In both approaches (A and B), both with 3 (screening support) and 5 (clinical diagnosis support) classes, there was no confusion in the classification of the COVID-19 class. When looking at the confusion matrices, all COVID-19 images were classified as COVID-19. However, the experimental results showed that the 5-class approach was able to achieve better classification performance than the 3-class approach.
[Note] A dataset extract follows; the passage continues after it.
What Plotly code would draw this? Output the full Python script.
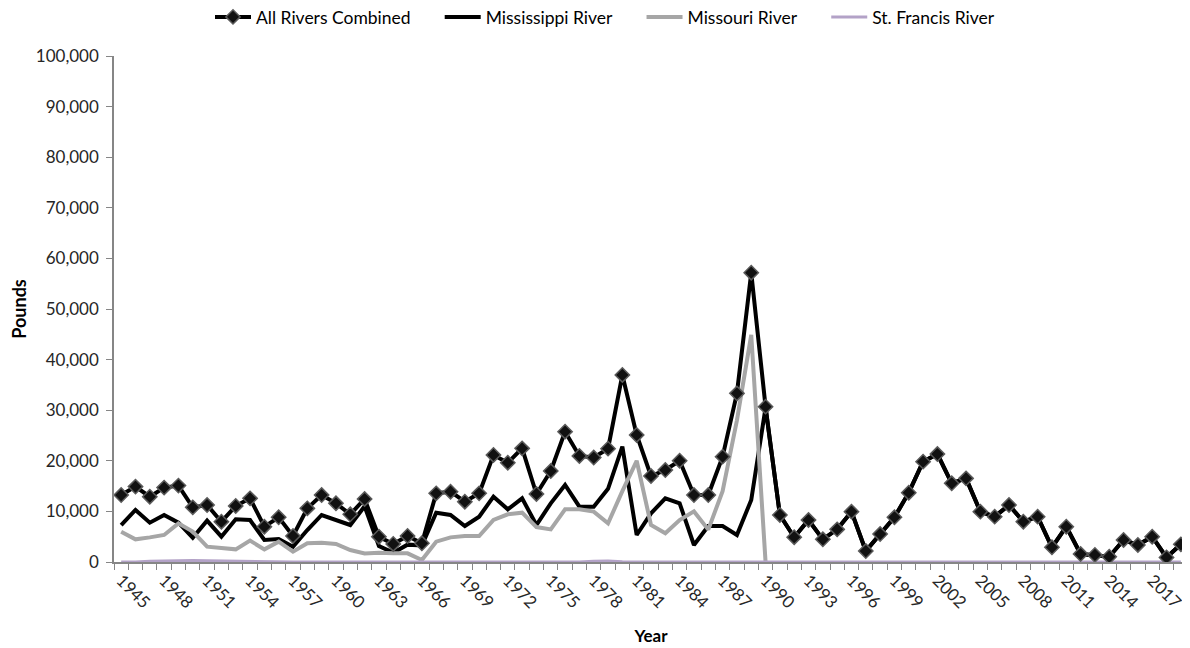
import plotly.graph_objects as go

years = list(range(1945, 2020))

all_rivers = [13240, 14900, 12900, 14700, 15100, 10800, 11260, 7960, 11070, 12580,
              6980, 8830, 5140, 10600, 13240, 11600, 9420, 12450, 5000, 3560,
              5140, 3690, 13570, 13900, 11920, 13570, 21150, 19630, 22460, 13440,
              17980, 25760, 20950, 20650, 22400, 36960, 25100, 17000, 18180, 20020,
              13240, 13240, 20820, 33330, 57180, 30700, 9290, 4900, 8300, 4480,
              6450, 9950, 2170, 5530, 8830, 13700, 19830, 21340, 15550, 16530,
              9950, 8960, 11260, 7960, 8960, 2900, 6980, 1580, 1400, 1050,
              4350, 3360, 5000, 900, 3490]

mississippi = [7310, 10280, 7770, 9290, 7770, 4800, 8170, 5000, 8430, 8300,
               4350, 4550, 3030, 6320, 9290, 8300, 7310, 11000, 3160, 1850,
               3430, 3290, 9750, 9290, 7110, 8960, 12910, 10410, 12580, 7310,
               11600, 15220, 10940, 10940, 14460, 22790, 5340, 9620, 12580, 11600,
               3360, 7110, 7110, 5340, 12250, 30500, 9290, 4900, 8300, 4480,
               6450, 9950, 2170, 5530, 8830, 13700, 19830, 21340, 15550, 16530,
               9950, 8960, 11260, 7960, 8960, 2900, 6980, 1580, 1400, 1050,
               4350, 3360, 5000, 900, 3490]

missouri = [6000, 4480, 4870, 5340, 7640, 6000, 3030, 2700, 2500, 4220,
            2500, 4020, 2040, 3690, 3820, 3560, 2370, 1700, 1840, 1710,
            1710, 400, 4020, 4870, 5140, 5140, 8300, 9420, 9750, 6900,
            6450, 10410, 10410, 9950, 7640, 14000, 20000, 7310, 5670, 8300,
            10000, 6400, 14000, 28000, 44900, 0] + [None] * 29

st_francis = [0, 0, 150, 250, 300, 300, 250, 200, 100, 0,
              0, 0, 0, 0, 0, 0, 0, 0, 0, 0,
              0, 0, 0, 0, 0, 0, 0, 0, 0, 0,
              0, 0, 0, 150, 200, 50, 0, 0, 0, 0] + [0] * 35

y_ticks = list(range(0, 100001, 10000))
x_label_years = list(range(1945, 2018, 3))

FONT = "Lato"
PAD = "\u2003\u2002\u2009"
W, H = 1182, 640  # page body has an 8px margin
fig = go.Figure()

fig.add_trace(go.Scatter(x=years, y=mississippi, name="Mississippi River" + PAD, mode="lines",
                         line=dict(color="#000000", width=4), legendrank=2))
fig.add_trace(go.Scatter(x=years, y=missouri, name="Missouri River" + PAD, mode="lines",
                         line=dict(color="#A6A6A6", width=4), legendrank=3))
fig.add_trace(go.Scatter(x=years, y=st_francis, name="St. Francis River", mode="lines",
                         line=dict(color="#B3A2C7", width=3), legendrank=4))
fig.add_trace(go.Scatter(x=years, y=all_rivers, name="All Rivers Combined" + PAD, mode="lines+markers",
                         line=dict(color="#000000", width=4),
                         marker=dict(symbol="diamond", size=11, color="#111111",
                                     line=dict(color="#5a5a5a", width=1.5)),
                         legendrank=1))

fig.update_layout(
    width=W, height=H,
    margin=dict(l=106, r=2, t=48, b=86, autoexpand=False),
    paper_bgcolor="white", plot_bgcolor="white",
    font=dict(family=FONT, size=17, color="#262626"),
    showlegend=True,
    legend=dict(orientation="h", xref="container", yref="container",
                x=202 / W, xanchor="left", y=1 - 9 / H, yanchor="middle",
                font=dict(family=FONT, size=17.5, color="#000000"),
                itemwidth=36, traceorder="normal", tracegroupgap=0),
    xaxis=dict(
        range=[1944.5, 2019.5], showgrid=False, zeroline=False, automargin=False,
        showline=True, linecolor="#868686", linewidth=1.5,
        tickmode="array", tickvals=x_label_years, ticktext=[str(y) for y in x_label_years],
        ticks="", tickangle=45, tickfont=dict(family=FONT, size=17, color="#262626"),
        minor=dict(tickmode="linear", tick0=1944.5, dtick=1, ticks="outside",
                   ticklen=6, tickcolor="#868686", tickwidth=1, showgrid=False),
        title=dict(text="<b>Year</b>", font=dict(family=FONT, size=17, color="#000000"),
                   standoff=19),
    ),
    yaxis=dict(
        range=[0, 100000], showgrid=False, zeroline=False, automargin=False,
        showline=True, linecolor="#868686", linewidth=1.5,
        tickmode="array", tickvals=y_ticks, ticktext=[f"{v:,}" for v in y_ticks],
        ticks="outside", ticklen=6, tickcolor="#868686",
        tickfont=dict(family=FONT, size=17, color="#262626"),
        ticklabelstandoff=4,
        title=dict(text="<b>Pounds</b>", font=dict(family=FONT, size=18, color="#000000"),
                   standoff=7),
    ),
)

fig.write_html("out.html")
Our hypothesis is that, in the problem with 3 classes, the grouping of pathologies other than COVID-19 contributed to the worsening of the classification, due to the fact that these pathologies, i.e., abnormal heartbeat (AHB), myocardial infarction (MI), and history of MI, are quite different from each other from a physiological point of view and, therefore, in the ECG trace.

Finally, this work showed that the influence of COVID-19 on cardiac function expressed in the electrocardiographic signal is quite considerable and distinct from changes in cardiac function caused by other heart diseases: the detection of the COVID-19 class in a classification problem with deep learning showed no confusion with any heart disease, nor with signs of healthy individuals. Thus, this research showed that the scenarios of cardiomyopathy and thromboembolism caused by COVID-19 present distinct changes in cardiac function, expressed in electrocardiography. However, the database used in this research does not present information regarding the days after infection by COVID-19. It is only reported that ECG signals are captured from patients with moderate or severe COVID-19, admitted to a semi-intensive or intensive care unit. This research also showed that it is possible to build a solution to support both the screening and the clinical diagnosis of COVID-19 in the context of emergency care from a non-invasive and technologically scalable solution, based on machine learning. This solution allows both the support of screening and clinical diagnosis and the evaluation of the treatment of patients with COVID-19 or with different heart diseases, not requiring in-depth knowledge of the interpretation of the ECG regarding the changes in cardiac function caused by COVID-19.